Instead of a Bridge to Nowhere, Let's Take a Rocket to Mars!

Written by Jeb Golinkin on Monday July 20, 2009

Forty years ago today, man walked on the moon. Now is the time for a new challenge: We should attempt to send a man to Mars.
Forty years ago today, man walked on the moon.  I am but 21 years old, so Neil Armstrong, Buzz Aldrin, and the rest of the men that my father’s generation cheered into space are little but characters in a history book.  But I read a story saying that the Apollo 11 crew would meet the President to urge him to attempt to send man to Mars.  As I thought about it, Buzz is right.  We should go to Mars. We are in a financial crisis that is testing our country in ways that it has never been tested in before.  We now are running a massive budget deficit and the government desperately needs to cut spending.  NASA is an obvious target for cutbacks and I suspect that many in the GOP will be particularly fond of this idea.  The idea of sending a man to Mars will cause many of these individuals to have minor coronaries.  They will say that sending a man to Mars, that sending man into space, that exploration is wasteful and that we do not have the money nor the need for it.  They will ask what the practical purpose is.  The honest answer is that there is no “practical purpose” for NASA’s budget to be as large as it is and there is particularly no practical purpose for going to Mars. So why try to go to Mars?  The answer is because Mars is next.  Our history is a history filled with tackling challenges, impossible unthinkable challenges. Exploration and innovation do not have a roadmap.  It is not economical for the United States to try to send a man to Mars, but it is important, for great nations do great things, and Mars is next.  The space race did not have a practical purpose.  We developed wonderful things as a result (I’d say satellites are pretty important….), but John F. Kennedy did not thrust us into space for any specific practical purpose.  Instead, in a famous speech given at Rice University in my hometown of Houston, Texas on September 12th, 1962, Kennedy pushed the United States to do great things… for the sake of doing them.  In that speech, Kennedy famously asserted that:

We choose to go to the moon in this decade and do the other things, not because they are easy, but because they are hard, because that goal will serve to organize and measure the best of our energies and skills, because that challenge is one that we are willing to accept, one we are unwilling to postpone, and one which we intend to win, and the others, too.
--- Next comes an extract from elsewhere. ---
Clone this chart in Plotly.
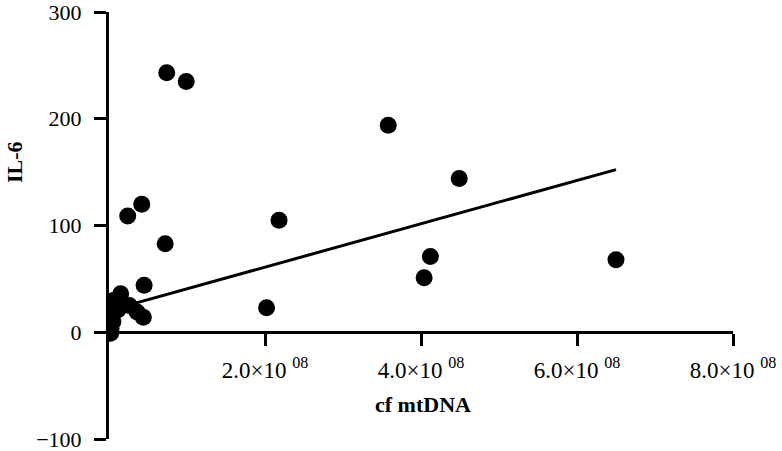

President Kennedy got it right on that day.  If his words don't give you goosebumps, I really don’t know if you are capable of being inspired. Congress throws a lot of money at projects that are completely useless.  In fact as a nation, we seem to be getting pretty good at “wasting” money.  We need to change this, but in the mean time, the members of Congress might spend less money on the “Bridge to Nowhere” and more on a rocket to somewhere.  That somewhere is MARS. MARS, ladies and gentlemen.  We should go to Mars.  Why?  To quote Sir George Mallory's famous explanation of why he wanted to climb Mount Everest: “because it is there.”  In Kennedy’s words, “well, space is there… and we are going to climb it.”  Damn right.